La decisione ha già suscitato reazioni contrastanti. Il presidente di Confedilizia, Giorgio Spaziani Testa, ha definito la misura “una stretta improvvisa e penalizzante”, sostenendo che “colpire gli affitti brevi non risolve il problema dell’offerta abitativa, ma rischia solo di danneggiare il turismo e i piccoli proprietari”. Dalla parte opposta, alcune associazioni di inquilini e Comuni turistici hanno accolto con favore l’aumento, ritenendolo uno strumento utile per contenere la crescita dei prezzi e favorire gli affitti di lungo periodo.

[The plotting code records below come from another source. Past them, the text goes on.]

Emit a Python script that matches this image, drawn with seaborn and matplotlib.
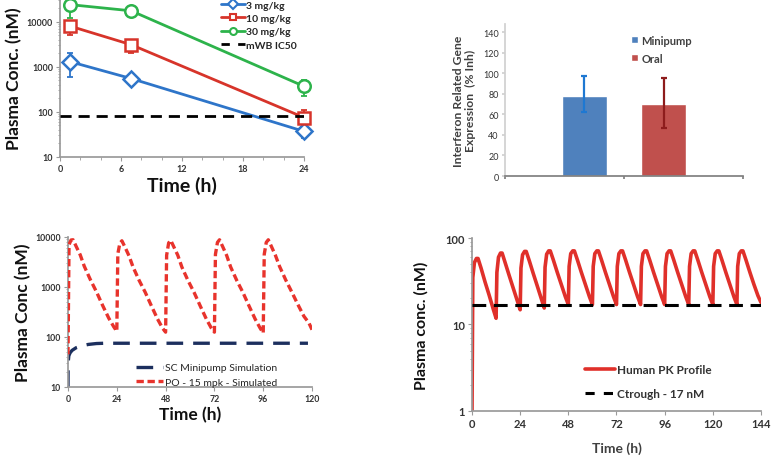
import pandas as pd
import matplotlib
matplotlib.use("Agg")
from matplotlib import pyplot as plt
from matplotlib.ticker import FuncFormatter, LogLocator, NullFormatter, MultipleLocator
from matplotlib.lines import Line2D
from matplotlib.patches import Patch
import seaborn as sns

# --- top left: single dose mouse PK ---
pk_time = [1, 7, 24]
dose_labels = ["3 mg/kg", "10 mg/kg", "30 mg/kg"]
conc_3 = [1300, 550, 37]
conc_10 = [8000, 3100, 75]
conc_30 = [24000, 17500, 370]
low_3 = [600, 480, 26]
high_3 = [2000, 620, 46]
low_10 = [5200, 2000, 65]
high_10 = [9500, 3800, 110]
low_30 = [12000, 16000, 230]
high_30 = [27000, 19000, 500]
ic50_time = [0, 24]
ic50_conc = [80, 80]

# --- top right: inhibition bars ---
bar_groups = ["Minipump", "Oral"]
bar_values = [78, 70]
bar_low = [62, 47]
bar_high = [97, 95]

# --- bottom left: simulated profiles (mouse) ---
sc_time = [0, 0.05, 0.4, 1, 2, 4, 7, 10, 14, 18, 118]
sc_conc = [10, 30, 42, 48, 54, 61, 67, 71, 74, 75, 75]
po_doses = [0, 24, 48, 72, 96]
po_offsets = [0, 0.5, 1.5, 2.5, 4, 6, 8, 11, 14, 17, 20, 22.5]
po_cycles = [
    [45, 7000, 8700, 8800, 6500, 4400, 2600, 1400, 800, 430, 240, 160],
    [130, 4600, 7500, 8400, 6300, 4200, 2500, 1350, 780, 420, 230, 150],
    [125, 4300, 7600, 8600, 6400, 4300, 2500, 1350, 780, 420, 230, 150],
    [125, 4500, 7800, 8800, 6500, 4300, 2500, 1350, 780, 420, 230, 150],
    [120, 4500, 7800, 8800, 6500, 4300, 2600, 1400, 800, 450, 260, 190],
]
po_end = [120, 140]

# --- bottom right: human PK projection ---
hu_doses = [0, 12, 24, 36, 48, 60, 72, 84, 96, 108, 120, 132]
hu_offsets = [0, 0.4, 1.2, 2.2, 3.0, 4.5, 6.5, 8.5, 10.5]
hu_cycles = [
    [1, 35, 52, 58, 58, 45, 31, 22, 15.3],
    [11.8, 40, 60, 67, 67, 52, 37, 26.5, 19],
    [14.8, 45, 64, 70, 70, 55, 39, 28, 20],
    [15.5, 46, 65, 71, 71, 56, 40, 29, 21],
    [17, 47, 66, 71, 71, 56, 40, 29, 21],
    [17, 47, 66, 71, 71, 56, 40, 29, 21],
    [17, 47, 66, 71, 71, 56, 40, 29, 21],
    [17, 47, 66, 71, 71, 56, 40, 29, 21],
    [17, 47, 66, 71, 71, 56, 40, 29, 21],
    [17, 47, 66, 71, 71, 56, 40, 29, 21],
    [17, 47, 66, 71, 71, 56, 40, 29, 21],
    [17, 47, 66, 71, 71, 56, 40, 29, 21.5],
]
hu_end = [144, 18]
ctrough_time = [0, 144]
ctrough_conc = [17, 17]

sns.set_theme(style="white")
plt.rcParams["font.family"] = ["Lato", "DejaVu Sans"]
plt.rcParams["axes.edgecolor"] = "#9a9a9a"
plt.rcParams["xtick.color"] = "#9a9a9a"
plt.rcParams["ytick.color"] = "#9a9a9a"
plt.rcParams["xtick.labelcolor"] = "#333333"
plt.rcParams["ytick.labelcolor"] = "#333333"

fig = plt.figure(figsize=(7.71, 4.64), dpi=100)
plain = FuncFormatter(lambda v, p: f"{v:g}")


def clean(ax, log=True):
    sns.despine(ax=ax)
    ax.tick_params(axis="both", which="major", direction="out", length=3, width=0.8,
                   bottom=True, left=True, pad=2)
    ax.tick_params(axis="both", which="minor", direction="out", length=1.8, width=0.6,
                   bottom=True, left=True)
    if log:
        ax.yaxis.set_major_formatter(plain)
        ax.yaxis.set_minor_locator(LogLocator(base=10, subs=range(2, 10)))
        ax.yaxis.set_minor_formatter(NullFormatter())


# ---------- panel 1 ----------
ax1 = fig.add_axes([0.0778, 0.6595, 0.3165, 0.3405])
ax1.set_yscale("log")
colors1 = ["#2E75C9", "#D7342A", "#2DB34B"]
markers1 = ["D", "s", "o"]
for conc, lo, hi, col, mk in zip([conc_3, conc_10, conc_30], [low_3, low_10, low_30],
                                 [high_3, high_10, high_30], colors1, markers1):
    err = [[c - l for c, l in zip(conc, lo)], [h - c for c, h in zip(conc, hi)]]
    ax1.errorbar(pk_time, conc, yerr=err, fmt="none", ecolor=col, elinewidth=1.3,
                 capsize=2.5, capthick=1.3, zorder=2, clip_on=False)
    sns.lineplot(x=pk_time, y=conc, ax=ax1, color=col, marker=mk, markersize=9 if mk != "D" else 8,
                 markerfacecolor="white", markeredgecolor=col, markeredgewidth=1.8,
                 linewidth=2, zorder=3, clip_on=False)
sns.lineplot(x=ic50_time, y=ic50_conc, ax=ax1, color="black", linewidth=2,
             linestyle=(0, (4, 2.5)), zorder=4)
ax1.set_xlim(0, 24)
ax1.set_ylim(10, 32000)
ax1.xaxis.set_major_locator(MultipleLocator(6))
ax1.xaxis.set_minor_locator(MultipleLocator(2))
clean(ax1)
ax1.tick_params(labelsize=6.5)
for t in ax1.get_xticklabels() + ax1.get_yticklabels():
    t.set_fontweight("bold")
ax1.set_xlabel("Time (h)", fontsize=14, fontweight="bold", color="#111111", labelpad=2)
ax1.set_ylabel("Plasma Conc. (nM)", fontsize=12.5, fontweight="bold", color="#111111", labelpad=3)
h1 = [Line2D([], [], color=c, marker=m, markersize=5, markerfacecolor="white",
             markeredgewidth=1.5, linewidth=2) for c, m in zip(colors1, markers1)]
h1.append(Line2D([], [], color="black", linewidth=2, linestyle=(0, (3, 3))))
leg1 = ax1.legend(h1, dose_labels + ["mWB IC50"], loc="upper left", bbox_to_anchor=(0.66, 0.99),
                  frameon=False, fontsize=7.5, handlelength=2.3, handletextpad=0.1,
                  labelspacing=0.38, borderaxespad=0, borderpad=0)
for t in leg1.get_texts():
    t.set_fontweight("bold")

# ---------- panel 2 ----------
ax2 = fig.add_axes([0.655, 0.6185, 0.3087, 0.3276])
bar_colors = ["#4F81BD", "#C0504D"]
err_colors = ["#1E78D2", "#8E1C1C"]
sns.barplot(x=bar_groups, y=bar_values, hue=bar_groups, palette=bar_colors, width=0.57,
            ax=ax2, legend=False, saturation=1)
for i, (v, lo, hi, ec) in enumerate(zip(bar_values, bar_low, bar_high, err_colors)):
    ax2.errorbar([i], [v], yerr=[[v - lo], [hi - v]], fmt="none", ecolor=ec, elinewidth=1.6,
                 capsize=2, capthick=1.6)
ax2.set_xlim(-1, 2)
ax2.set_ylim(0, 148)
ax2.set_yticks(range(0, 141, 20))
ax2.set_xticks([-1, 0.5, 2])
ax2.set_xticklabels([])
sns.despine(ax=ax2)
ax2.spines["left"].set_color("#d0d0d0")
ax2.spines["bottom"].set_color("#808080")
ax2.tick_params(axis="y", direction="out", length=2.5, left=True, color="#d0d0d0",
                labelsize=6.5, pad=2)
ax2.tick_params(axis="x", direction="out", length=2.5, bottom=True, color="#808080")
ax2.set_xlabel("")
ax2.set_ylabel("Interferon Related Gene\nExpression  (% Inh)", fontsize=8.7,
               fontweight="bold", color="#404040", labelpad=5, linespacing=1.1)
h2 = [Patch(facecolor=c) for c in bar_colors]
leg2 = ax2.legend(h2, bar_groups, loc="upper left", bbox_to_anchor=(0.53, 0.93),
                  frameon=False, fontsize=8, handlelength=0.6, handleheight=0.6,
                  handletextpad=0.3, labelspacing=0.65, borderaxespad=0, borderpad=0)
for t in leg2.get_texts():
    t.set_fontweight("bold")
    t.set_color("#404040")

# ---------- panel 3 ----------
ax3 = fig.add_axes([0.0882, 0.1638, 0.3165, 0.3233])
ax3.set_yscale("log")
po_time = [d + o for d in po_doses for o in po_offsets] + [po_end[0]]
po_conc = [v for cyc in po_cycles for v in cyc] + [po_end[1]]
po_df = pd.DataFrame({"time": po_time, "conc": po_conc})
sns.lineplot(data=po_df, x="time", y="conc", ax=ax3, color="#E8332C", linewidth=2.4,
             linestyle=(0, (2.2, 1.1)), estimator=None, sort=False, zorder=3)
sns.lineplot(x=sc_time, y=sc_conc, ax=ax3, color="#1C2F5E", linewidth=2.4,
             linestyle=(0, (5, 3)), estimator=None, sort=False, zorder=2)
ax3.set_xlim(0, 120)
ax3.set_ylim(10, 10000)
ax3.set_xticks(range(0, 121, 24))
clean(ax3)
ax3.tick_params(labelsize=6.3)
for t in ax3.get_xticklabels() + ax3.get_yticklabels():
    t.set_fontweight("bold")
ax3.set_xlabel("Time (h)", fontsize=12.5, fontweight="bold", color="#111111", labelpad=2)
ax3.set_ylabel("Plasma Conc (nM)", fontsize=12.5, fontweight="bold", color="#111111", labelpad=3)
h3 = [Line2D([], [], color="#1C2F5E", linewidth=2.4, linestyle=(0, (5, 3))),
      Line2D([], [], color="#E8332C", linewidth=2.4, linestyle=(0, (2.2, 1.1)))]
ax3.legend(h3, ["SC Minipump Simulation", "PO - 15 mpk - Simulated"], loc="upper left",
           bbox_to_anchor=(0.28, 0.16), frameon=False, fontsize=7.5, handlelength=2.6,
           handletextpad=0.15, labelspacing=0.5, borderaxespad=0, borderpad=0)

# ---------- panel 4 ----------
ax4 = fig.add_axes([0.6122, 0.1121, 0.3748, 0.3728])
ax4.set_yscale("log")
hu_time = [d + o for d in hu_doses for o in hu_offsets] + [hu_end[0]]
hu_conc = [v for cyc in hu_cycles for v in cyc] + [hu_end[1]]
hu_df = pd.DataFrame({"time": hu_time, "conc": hu_conc})
sns.lineplot(data=hu_df, x="time", y="conc", ax=ax4, color="#E0302A", linewidth=2.6,
             estimator=None, sort=False, zorder=2)
sns.lineplot(x=ctrough_time, y=ctrough_conc, ax=ax4, color="black", linewidth=2.2,
             linestyle=(0, (4.5, 2.5)), zorder=3)
ax4.set_xlim(0, 144)
ax4.set_ylim(1, 100)
ax4.set_xticks(range(0, 145, 24))
clean(ax4)
ax4.tick_params(labelsize=8)
for t in ax4.get_xticklabels() + ax4.get_yticklabels():
    t.set_fontweight("bold")
ax4.set_xlabel("Time (h)", fontsize=10, fontweight="bold", color="#404040", labelpad=9)
ax4.set_ylabel("Plasma conc. (nM)", fontsize=11.5, fontweight="bold", color="#111111", labelpad=12)
h4 = [Line2D([], [], color="#E0302A", linewidth=2.6),
      Line2D([], [], color="black", linewidth=2.2, linestyle=(0, (3, 3)))]
leg4 = ax4.legend(h4, ["Human PK Profile", "Ctrough - 17 nM"], loc="upper left",
                  bbox_to_anchor=(0.39, 0.27), frameon=False, fontsize=8.5, handlelength=2.6,
                  handletextpad=0.1, labelspacing=1.05, borderaxespad=0, borderpad=0)
for t in leg4.get_texts():
    t.set_fontweight("bold")
    t.set_color("#333333")

fig.savefig("out.png", dpi=100)
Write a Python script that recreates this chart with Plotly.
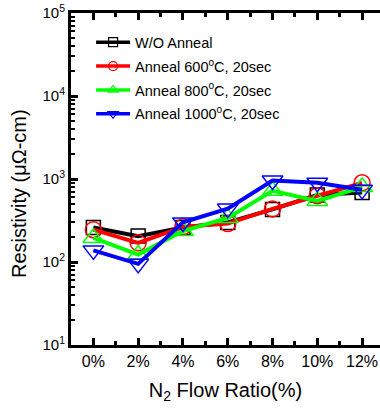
import plotly.graph_objects as go

x_vals = [0, 2, 4, 6, 8, 10, 12]
wo_anneal = [260, 205, 260, 300, 430, 640, 690]
anneal_600 = [245, 170, 265, 290, 436, 630, 900]
anneal_800 = [195, 123, 236, 340, 720, 545, 800]
anneal_1000 = [138, 95, 300, 440, 960, 900, 740]
series_names = ["W/O Anneal", "Anneal 600<sup>o</sup>C, 20sec",
                "Anneal 800<sup>o</sup>C, 20sec", "Anneal 1000<sup>o</sup>C, 20sec"]
y_tickvals = [10, 100, 1000, 10000, 100000]
y_ticktext = ["10<sup>1</sup>", "10<sup>2</sup>", "10<sup>3</sup>", "10<sup>4</sup>", "10<sup>5</sup>"]

series = [wo_anneal, anneal_600, anneal_800, anneal_1000]
colors = ["#000000", "#FF0000", "#00FF00", "#0000FF"]
symbols = ["square-open", "circle-open", "triangle-up-open", "triangle-down-open"]
msizes = [14, 16, 18, 18]

y_minor = [m * 10 ** d for d in range(1, 5) for m in range(2, 10)]
x_minor = [1, 3, 5, 7, 9, 11]

fig = go.Figure()
for i, (ys, name, c, s, ms) in enumerate(zip(series, series_names, colors, symbols, msizes)):
    fig.add_trace(go.Scatter(
        x=x_vals, y=ys, name=name, mode="lines+markers", showlegend=False,
        line=dict(color=c, width=4),
        marker=dict(symbol=s, size=ms, color=c, line=dict(width=1.5, color=c)),
    ))
for i, (name, c, s) in enumerate(zip(series_names, colors, symbols)):
    fig.add_trace(go.Scatter(
        x=[None], y=[None], name=name, mode="lines+markers", legendgroup=str(i),
        line=dict(color=c, width=3.5),
        marker=dict(symbol=s, size=9, color=c, line=dict(width=1.2, color=c)),
    ))

font_family = "Liberation Sans, Arial, sans-serif"
fig.update_layout(
    width=380, height=412,
    margin=dict(l=71, r=0, t=13, b=67),
    paper_bgcolor="white", plot_bgcolor="white",
    font=dict(family=font_family, color="black", size=15),
    showlegend=True,
    legend=dict(x=0.065, y=0.96, xanchor="left", yanchor="top",
                bgcolor="rgba(0,0,0,0)", font=dict(size=14.5),
                traceorder="grouped", tracegroupgap=2, itemwidth=34),
    xaxis=dict(
        range=[-1, 12.8], tick0=0, dtick=2, ticksuffix="%",
        showgrid=False, zeroline=False,
        showline=True, linewidth=3, linecolor="black", mirror="ticks",
        ticks="inside", ticklen=7, tickwidth=2.5, tickcolor="black",
        minor=dict(tickvals=x_minor, ticks="inside", ticklen=4, tickwidth=2.5, tickcolor="black"),
        tickfont=dict(size=16),
        title=dict(text="N<sub>2</sub> Flow Ratio(%)", font=dict(size=20), standoff=14),
    ),
    yaxis=dict(
        type="log", range=[1, 5], tickvals=y_tickvals, ticktext=y_ticktext,
        showgrid=False, zeroline=False,
        showline=True, linewidth=3, linecolor="black",
        ticks="inside", ticklen=7, tickwidth=2.5, tickcolor="black",
        minor=dict(tickvals=y_minor, ticks="inside", ticklen=4, tickwidth=2, tickcolor="black"),
        tickfont=dict(size=15),
    ),
    annotations=[dict(
        text="Resistivity (\u03bc\u03a9-cm)", textangle=-90,
        xref="paper", yref="paper", x=-0.168, y=0.455,
        xanchor="center", yanchor="middle", showarrow=False,
        font=dict(size=20),
    )],
)

fig.write_html("out.html")
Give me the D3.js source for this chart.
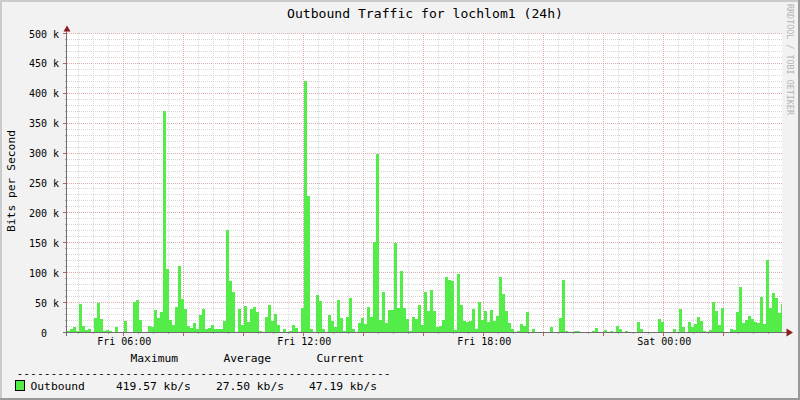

Il dibattito si preannuncia acceso anche in Parlamento, dove la norma potrebbe subire modifiche durante l’iter di approvazione della legge. Restano infatti da definire alcuni dettagli tecnici, tra cui il meccanismo di compensazione per i contratti già in corso e le modalità di versamento della ritenuta per gli intermediari stranieri.

Quel che è certo è che, salvo cambiamenti, dal 1° gennaio 2026 la cedolare secca sugli affitti brevi sarà al 26 per cento per tutti, senza più eccezioni. Un passaggio che segna la fine di un’epoca per il mercato delle locazioni turistiche in Italia, sempre più regolamentato e fiscalmente equiparato agli altri redditi immobiliari.